Output the material exactly, but drop every image it holds.
--- Begin Dataset section ---
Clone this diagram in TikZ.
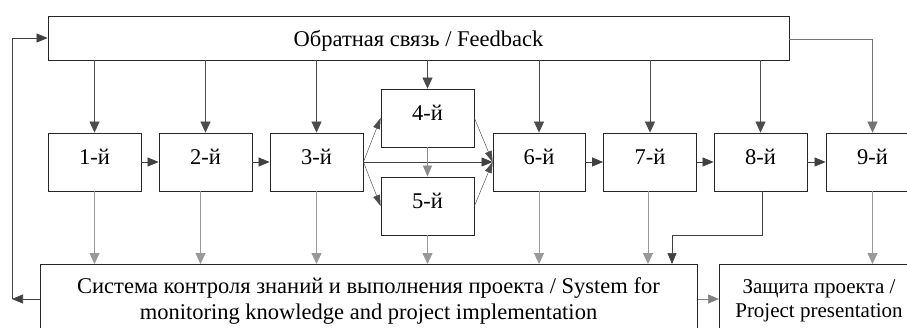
\documentclass[tikz,border=0pt]{standalone}
\usepackage{fontspec}
\setmainfont{Liberation Serif}
\usetikzlibrary{arrows.meta}
\tikzset{
  box/.style={draw=black!85, line width=0.8pt, rectangle, inner sep=0pt, font=\fontsize{22.5}{26}\selectfont},
  rowbox/.style={box, minimum width=93pt, minimum height=58pt, text height=15pt, text depth=11pt},
  fbarr/.style={draw=black!70, line width=0.7pt, -{Triangle[length=11pt,width=10pt]}},
  dnarr/.style={draw=black!40, line width=0.8pt, -{Triangle[length=11pt,width=10pt]}},
  hzarr/.style={draw=black!75, line width=0.7pt, -{Triangle[length=11pt,width=9pt]}},
  dgarr/.style={draw=black!70, line width=0.45pt, -{Triangle[length=11pt,width=7pt]}},
  lbl/.style={font=\fontsize{22.5}{26}\selectfont, align=center, inner sep=0pt}
}
\begin{document}
\begin{tikzpicture}[x=1pt,y=-1pt]
\useasboundingbox (0,0) rectangle (907,327);
\clip (0,0) rectangle (907,327);
% feedback
\node[box, minimum width=741pt, minimum height=44pt] (fb) at (418.5,38) {};
\node[lbl, anchor=base] (tfb) at (418.5,46.5) {Обратная связь / Feedback};
% row
\node[rowbox] (b1) at (94.5,162) {1-й};
\node[rowbox] (b2) at (205.5,162) {2-й};
\node[rowbox] (b3) at (316.5,162) {3-й};
\node[rowbox] (b4) at (427.5,118) {4-й};
\node[rowbox] (b5) at (427.5,206) {5-й};
\node[rowbox, minimum width=92pt] (b6) at (539,162) {6-й};
\node[rowbox] (b7) at (650,162) {7-й};
\node[rowbox] (b8) at (760.5,162) {8-й};
\node[rowbox] (b9) at (872.5,162) {9-й};
% bottom boxes
\node[box, minimum width=657pt, minimum height=80pt, anchor=north west] (sys) at (40,264) {};
\node[lbl] (tsys) at (368.5,301) {Система контроля знаний и выполнения проекта / System for\\monitoring knowledge and project implementation};
\node[box, minimum width=206pt, minimum height=80pt, anchor=north west] (def) at (719,264) {};
\node[lbl, font=\fontsize{21}{24}\selectfont] (tdef) at (819,300.5) {Защита проекта /\\Project presentation};
% feedback arrows down
\draw[fbarr] (fb.south -| b1) -- (b1.north);
\draw[fbarr] (fb.south -| b2) -- (b2.north);
\draw[fbarr] (fb.south -| b3) -- (b3.north);
\draw[fbarr] (fb.south -| b4) -- (b4.north);
\draw[fbarr] (fb.south -| b6) -- (b6.north);
\draw[fbarr] (fb.south -| b7) -- (b7.north);
\draw[fbarr] (fb.south -| b8) -- (b8.north);
\draw[fbarr, draw=black!55] (fb.east |- 0,39) -| (b9.north);
% horizontal chain
\draw[hzarr] (b1.east) -- (b2.west);
\draw[hzarr] (b2.east) -- (b3.west);
\draw[hzarr] (b6.east) -- (b7.west);
\draw[hzarr] (b7.east) -- (b8.west);
\draw[hzarr] (b8.east) -- (b9.west);
% branch
\draw[dgarr] (b3.east) -- (b4.west);
\draw[dgarr] (b3.east) -- (b5.west);
\draw[hzarr] (b3.east) -- (b6.west);
\draw[dgarr] (b4.east) -- (b6.west);
\draw[dgarr] (b5.east) -- (b6.west);
\draw[hzarr, draw=black!45] (b4.south) -- (b5.north);
% down to system
\draw[dnarr] (b1.south) -- (b1.south |- sys.north);
\draw[dnarr] ([xshift=-5pt]b2.south) -- ([xshift=-5pt]b2.south |- sys.north);
\draw[dnarr] (b3.south) -- (b3.south |- sys.north);
\draw[dnarr] (b5.south) -- (b5.south |- sys.north);
\draw[dnarr] (b6.south) -- (b6.south |- sys.north);
\draw[dnarr] ([xshift=-2pt]b7.south) -- ([xshift=-2pt]b7.south |- sys.north);
\coordinate (k1) at (762,235);
\coordinate (k2) at (672,235);
\draw[hzarr] (b8.south -| k1) -- (k1) -- (k2) -- (k2 |- sys.north);
\draw[dnarr] (b9.south) -- (b9.south |- def.north);
% system to defense
\draw[hzarr, draw=black!50] (sys.east |- 0,299) -- (def.west |- 0,299);
% loop back
\coordinate (c1) at (12,299);
\coordinate (c2) at (12,38);
\draw[hzarr] (sys.west |- c1) -- (c1);
\draw[hzarr] (c1) -- (c2) -- (fb.west);
\end{tikzpicture}
\end{document}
--- End Dataset section ---
### Complete response
Clone this diagram in TikZ.
\documentclass[tikz,border=0pt]{standalone}
\usepackage{fontspec}
\setmainfont{Liberation Serif}
\usetikzlibrary{arrows.meta}
\tikzset{
  box/.style={draw=black!85, line width=0.8pt, rectangle, inner sep=0pt, font=\fontsize{22.5}{26}\selectfont},
  rowbox/.style={box, minimum width=93pt, minimum height=58pt, text height=15pt, text depth=11pt},
  fbarr/.style={draw=black!70, line width=0.7pt, -{Triangle[length=11pt,width=10pt]}},
  dnarr/.style={draw=black!40, line width=0.8pt, -{Triangle[length=11pt,width=10pt]}},
  hzarr/.style={draw=black!75, line width=0.7pt, -{Triangle[length=11pt,width=9pt]}},
  dgarr/.style={draw=black!70, line width=0.45pt, -{Triangle[length=11pt,width=7pt]}},
  lbl/.style={font=\fontsize{22.5}{26}\selectfont, align=center, inner sep=0pt}
}
\begin{document}
\begin{tikzpicture}[x=1pt,y=-1pt]
\useasboundingbox (0,0) rectangle (907,327);
\clip (0,0) rectangle (907,327);
% feedback
\node[box, minimum width=741pt, minimum height=44pt] (fb) at (418.5,38) {};
\node[lbl, anchor=base] (tfb) at (418.5,46.5) {Обратная связь / Feedback};
% row
\node[rowbox] (b1) at (94.5,162) {1-й};
\node[rowbox] (b2) at (205.5,162) {2-й};
\node[rowbox] (b3) at (316.5,162) {3-й};
\node[rowbox] (b4) at (427.5,118) {4-й};
\node[rowbox] (b5) at (427.5,206) {5-й};
\node[rowbox, minimum width=92pt] (b6) at (539,162) {6-й};
\node[rowbox] (b7) at (650,162) {7-й};
\node[rowbox] (b8) at (760.5,162) {8-й};
\node[rowbox] (b9) at (872.5,162) {9-й};
% bottom boxes
\node[box, minimum width=657pt, minimum height=80pt, anchor=north west] (sys) at (40,264) {};
\node[lbl] (tsys) at (368.5,301) {Система контроля знаний и выполнения проекта / System for\\monitoring knowledge and project implementation};
\node[box, minimum width=206pt, minimum height=80pt, anchor=north west] (def) at (719,264) {};
\node[lbl, font=\fontsize{21}{24}\selectfont] (tdef) at (819,300.5) {Защита проекта /\\Project presentation};
% feedback arrows down
\draw[fbarr] (fb.south -| b1) -- (b1.north);
\draw[fbarr] (fb.south -| b2) -- (b2.north);
\draw[fbarr] (fb.south -| b3) -- (b3.north);
\draw[fbarr] (fb.south -| b4) -- (b4.north);
\draw[fbarr] (fb.south -| b6) -- (b6.north);
\draw[fbarr] (fb.south -| b7) -- (b7.north);
\draw[fbarr] (fb.south -| b8) -- (b8.north);
\draw[fbarr, draw=black!55] (fb.east |- 0,39) -| (b9.north);
% horizontal chain
\draw[hzarr] (b1.east) -- (b2.west);
\draw[hzarr] (b2.east) -- (b3.west);
\draw[hzarr] (b6.east) -- (b7.west);
\draw[hzarr] (b7.east) -- (b8.west);
\draw[hzarr] (b8.east) -- (b9.west);
% branch
\draw[dgarr] (b3.east) -- (b4.west);
\draw[dgarr] (b3.east) -- (b5.west);
\draw[hzarr] (b3.east) -- (b6.west);
\draw[dgarr] (b4.east) -- (b6.west);
\draw[dgarr] (b5.east) -- (b6.west);
\draw[hzarr, draw=black!45] (b4.south) -- (b5.north);
% down to system
\draw[dnarr] (b1.south) -- (b1.south |- sys.north);
\draw[dnarr] ([xshift=-5pt]b2.south) -- ([xshift=-5pt]b2.south |- sys.north);
\draw[dnarr] (b3.south) -- (b3.south |- sys.north);
\draw[dnarr] (b5.south) -- (b5.south |- sys.north);
\draw[dnarr] (b6.south) -- (b6.south |- sys.north);
\draw[dnarr] ([xshift=-2pt]b7.south) -- ([xshift=-2pt]b7.south |- sys.north);
\coordinate (k1) at (762,235);
\coordinate (k2) at (672,235);
\draw[hzarr] (b8.south -| k1) -- (k1) -- (k2) -- (k2 |- sys.north);
\draw[dnarr] (b9.south) -- (b9.south |- def.north);
% system to defense
\draw[hzarr, draw=black!50] (sys.east |- 0,299) -- (def.west |- 0,299);
% loop back
\coordinate (c1) at (12,299);
\coordinate (c2) at (12,38);
\draw[hzarr] (sys.west |- c1) -- (c1);
\draw[hzarr] (c1) -- (c2) -- (fb.west);
\end{tikzpicture}
\end{document}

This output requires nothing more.